Les trois côtés du triangle se replient et la passion pousse à la trahison et à l’aveuglement. Amours charnels mais aussi questionnement sur l’art et la peinture, la foi et les croyances. Des êtres broyés par un univers trop grand, un pays qui devient tout aussi important que les personnages. Le côté sombre de la nuit, les peurs, les refoulements se dressent devant la lumière aveuglante du jour, la chaleur qui écrase comme si le ciel devenait une grande main qui aplatit tout.

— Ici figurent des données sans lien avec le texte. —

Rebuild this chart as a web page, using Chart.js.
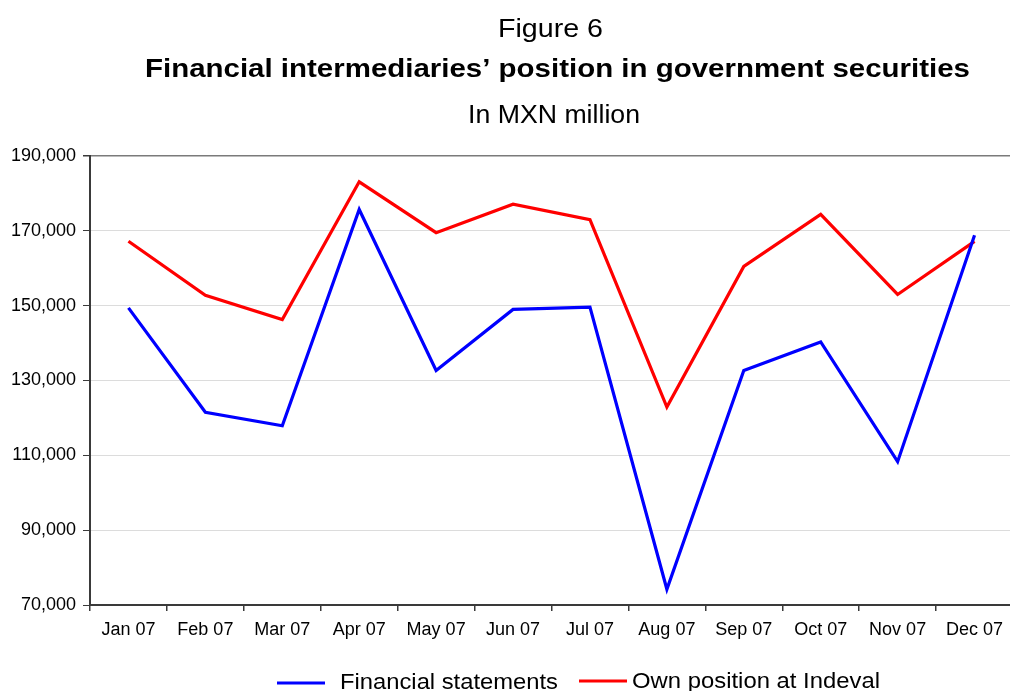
<!DOCTYPE html>
<html>
<head>
<meta charset="utf-8">
<script src="https://cdn.jsdelivr.net/npm/chart.js@4/dist/chart.umd.min.js"></script>
<style>
  html, body { margin: 0; padding: 0; background: #fff; overflow: hidden; }
  #wrap { width: 1010px; height: 691px; overflow: hidden; position: relative; }
  #chart { display: block; }
</style>
</head>
<body>
<div id="wrap"><canvas id="chart" width="1020" height="691"></canvas></div>
<script>
// data
const categories = ['Jan 07', 'Feb 07', 'Mar 07', 'Apr 07', 'May 07', 'Jun 07',
                    'Jul 07', 'Aug 07', 'Sep 07', 'Oct 07', 'Nov 07', 'Dec 07'];
const financialStatements = [149400, 121500, 117900, 175700, 132700, 149000,
                             149600, 74200, 132700, 140300, 108300, 168800];
const ownPositionIndeval = [167200, 152800, 146300, 183100, 169500, 177100,
                            173000, 122900, 160500, 174400, 153000, 167200];
const yTicks = [70000, 90000, 110000, 130000, 150000, 170000, 190000];

const FONT = "'Liberation Sans', Arial, Helvetica, sans-serif";
const AXIS = '#3a3a3a';

// draws text left-aligned at x, stretched to a target width
function fitText(ctx, text, x, baseline, font, width) {
  ctx.save();
  ctx.font = font;
  ctx.fillStyle = '#000';
  ctx.textAlign = 'left';
  ctx.textBaseline = 'alphabetic';
  const w = ctx.measureText(text).width;
  ctx.translate(x, baseline);
  ctx.scale(width / w, 1);
  ctx.fillText(text, 0, 0);
  ctx.restore();
}

const titles = [
  {text: 'Figure 6', x: 498, y: 37, font: '25px ' + FONT, w: 105},
  {text: 'Financial intermediaries\u2019 position in government securities', x: 145, y: 77, font: 'bold 26px ' + FONT, w: 825},
  {text: 'In MXN million', x: 468, y: 123, font: '26px ' + FONT, w: 172}
];

const legendSpots = [
  {x1: 277, x2: 325, ly: 683, tx: 340, ty: 689, w: 218},
  {x1: 579, x2: 627, ly: 681, tx: 632, ty: 688, w: 248}
];

const decorPlugin = {
  id: 'decor',
  afterDraw(chart) {
    const ctx = chart.ctx;
    titles.forEach(t => fitText(ctx, t.text, t.x, t.y, t.font, t.w));
    chart.data.datasets.forEach((ds, i) => {
      const s = legendSpots[i];
      ctx.save();
      ctx.strokeStyle = ds.borderColor;
      ctx.lineWidth = 3;
      ctx.beginPath();
      ctx.moveTo(s.x1, s.ly);
      ctx.lineTo(s.x2, s.ly);
      ctx.stroke();
      ctx.restore();
      fitText(ctx, ds.label, s.tx, s.ty, '22px ' + FONT, s.w);
    });
  }
};

const ctx = document.getElementById('chart').getContext('2d');
new Chart(ctx, {
  type: 'line',
  data: {
    labels: categories,
    datasets: [
      {
        label: 'Financial statements',
        data: financialStatements,
        borderColor: '#0000ff',
        backgroundColor: '#0000ff',
        borderWidth: 3.2,
        pointRadius: 0,
        tension: 0
      },
      {
        label: 'Own position at Indeval',
        data: ownPositionIndeval,
        borderColor: '#ff0000',
        backgroundColor: '#ff0000',
        borderWidth: 3.2,
        pointRadius: 0,
        tension: 0
      }
    ]
  },
  options: {
    responsive: false,
    animation: false,
    devicePixelRatio: 1,
    layout: { padding: { top: 156, right: 7, left: 0, bottom: 0 } },
    plugins: {
      legend: { display: false },
      title: { display: false },
      tooltip: { enabled: false }
    },
    scales: {
      x: {
        type: 'category',
        offset: true,
        grid: {
          offset: true,
          drawOnChartArea: false,
          drawTicks: true,
          tickLength: 6,
          tickColor: AXIS,
          lineWidth: 1.5
        },
        border: { color: AXIS, width: 2 },
        ticks: {
          color: '#000',
          font: { family: FONT, size: 18 },
          padding: 8,
          autoSkip: false,
          maxRotation: 0
        },
        afterFit(scale) { scale.height = 86; }
      },
      y: {
        min: 70000,
        max: 190000,
        afterBuildTicks(scale) { scale.ticks = yTicks.map(v => ({value: v})); },
        grid: {
          color: c => (c.tick && c.tick.value === 190000) ? '#7a7a7a' : '#dcdcdc',
          lineWidth: c => (c.tick && c.tick.value === 190000) ? 1.5 : 1,
          drawTicks: true,
          tickLength: 7,
          tickColor: AXIS
        },
        border: { color: AXIS, width: 2 },
        ticks: {
          color: '#000',
          font: { family: FONT, size: 18 },
          padding: 7,
          callback: v => v.toLocaleString('en-US')
        },
        afterFit(scale) { scale.width = 90; }
      }
    }
  },
  plugins: [decorPlugin]
});
</script>
</body>
</html>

«Le soleil montait devant lui dans un ciel limpide. L’air sentait le thym, quelques cigales sciaient déjà l’air dans le feuillage des arbres, des insectes bourdonnaient, affamés, autour des fleurs. L’île entière, baignée dans la lumière douce du matin, semblait chanter la joie de vivre et rien ne laissait prévoir la visite agitée qui allait suivre, même s’il était un peu écœuré de devoir refaire une expérience dont il connaissait d’avance les résultats.»  (p.35)
Un roman d’atmosphères, une écriture ciselée et particulièrement maîtrisée. Le lecteur progresse dans ces pages comme s’il bondissait d’un petit tableau à un autre.
«Il lui restait une consolation : des trois personnes que le destin avait amenées à se croiser un jour dans cette forteresse, elle avait reçu le plus grand châtiment.» (p.107)
Pan Bouyoucas a écrit là un roman sans bavure. C’est peu dire. Pourquoi Anna? Il faudra lire.

«Anna pourquoi» de Pan Bouyoucas est paru aux Éditions Les Allusifs.